TASK BRIEF:
Your task is to give the listing below back word for word, pictures excluded.
######
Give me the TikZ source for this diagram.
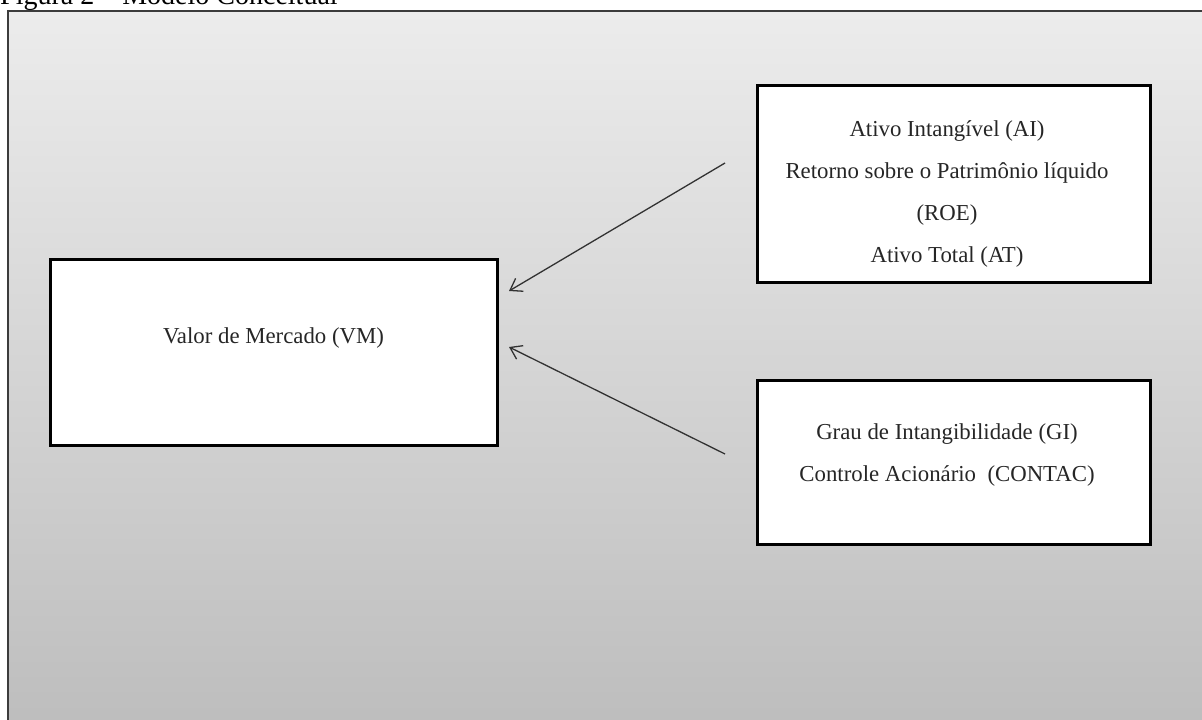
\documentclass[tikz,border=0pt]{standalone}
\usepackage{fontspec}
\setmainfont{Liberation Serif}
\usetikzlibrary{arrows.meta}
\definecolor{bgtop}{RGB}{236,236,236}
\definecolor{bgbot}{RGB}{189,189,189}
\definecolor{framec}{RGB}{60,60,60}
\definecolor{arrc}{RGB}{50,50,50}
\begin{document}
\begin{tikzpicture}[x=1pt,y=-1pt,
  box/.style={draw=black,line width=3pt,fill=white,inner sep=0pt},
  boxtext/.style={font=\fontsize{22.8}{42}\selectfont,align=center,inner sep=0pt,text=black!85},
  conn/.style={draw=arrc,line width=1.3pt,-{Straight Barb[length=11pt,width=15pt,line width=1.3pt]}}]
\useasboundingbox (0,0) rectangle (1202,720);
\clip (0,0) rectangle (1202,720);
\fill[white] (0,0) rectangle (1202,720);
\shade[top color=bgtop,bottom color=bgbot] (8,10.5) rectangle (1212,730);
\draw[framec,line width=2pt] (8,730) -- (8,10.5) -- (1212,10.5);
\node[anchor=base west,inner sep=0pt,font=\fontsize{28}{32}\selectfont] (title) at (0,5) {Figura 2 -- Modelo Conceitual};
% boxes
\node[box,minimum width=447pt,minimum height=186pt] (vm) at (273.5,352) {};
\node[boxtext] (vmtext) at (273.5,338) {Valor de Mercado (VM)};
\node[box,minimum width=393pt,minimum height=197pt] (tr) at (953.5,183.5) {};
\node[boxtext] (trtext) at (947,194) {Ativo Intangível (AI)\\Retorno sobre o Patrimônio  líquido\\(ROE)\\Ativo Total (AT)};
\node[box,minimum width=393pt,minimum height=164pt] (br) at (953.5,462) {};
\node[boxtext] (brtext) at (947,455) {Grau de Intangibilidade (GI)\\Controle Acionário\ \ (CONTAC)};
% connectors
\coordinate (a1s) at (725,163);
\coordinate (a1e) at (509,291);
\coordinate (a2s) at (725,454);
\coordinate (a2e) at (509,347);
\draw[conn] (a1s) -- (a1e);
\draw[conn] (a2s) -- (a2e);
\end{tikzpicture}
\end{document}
######
EXERCISE OUTPUT:
Give me the TikZ source for this diagram.
\documentclass[tikz,border=0pt]{standalone}
\usepackage{fontspec}
\setmainfont{Liberation Serif}
\usetikzlibrary{arrows.meta}
\definecolor{bgtop}{RGB}{236,236,236}
\definecolor{bgbot}{RGB}{189,189,189}
\definecolor{framec}{RGB}{60,60,60}
\definecolor{arrc}{RGB}{50,50,50}
\begin{document}
\begin{tikzpicture}[x=1pt,y=-1pt,
  box/.style={draw=black,line width=3pt,fill=white,inner sep=0pt},
  boxtext/.style={font=\fontsize{22.8}{42}\selectfont,align=center,inner sep=0pt,text=black!85},
  conn/.style={draw=arrc,line width=1.3pt,-{Straight Barb[length=11pt,width=15pt,line width=1.3pt]}}]
\useasboundingbox (0,0) rectangle (1202,720);
\clip (0,0) rectangle (1202,720);
\fill[white] (0,0) rectangle (1202,720);
\shade[top color=bgtop,bottom color=bgbot] (8,10.5) rectangle (1212,730);
\draw[framec,line width=2pt] (8,730) -- (8,10.5) -- (1212,10.5);
\node[anchor=base west,inner sep=0pt,font=\fontsize{28}{32}\selectfont] (title) at (0,5) {Figura 2 -- Modelo Conceitual};
% boxes
\node[box,minimum width=447pt,minimum height=186pt] (vm) at (273.5,352) {};
\node[boxtext] (vmtext) at (273.5,338) {Valor de Mercado (VM)};
\node[box,minimum width=393pt,minimum height=197pt] (tr) at (953.5,183.5) {};
\node[boxtext] (trtext) at (947,194) {Ativo Intangível (AI)\\Retorno sobre o Patrimônio  líquido\\(ROE)\\Ativo Total (AT)};
\node[box,minimum width=393pt,minimum height=164pt] (br) at (953.5,462) {};
\node[boxtext] (brtext) at (947,455) {Grau de Intangibilidade (GI)\\Controle Acionário\ \ (CONTAC)};
% connectors
\coordinate (a1s) at (725,163);
\coordinate (a1e) at (509,291);
\coordinate (a2s) at (725,454);
\coordinate (a2e) at (509,347);
\draw[conn] (a1s) -- (a1e);
\draw[conn] (a2s) -- (a2e);
\end{tikzpicture}
\end{document}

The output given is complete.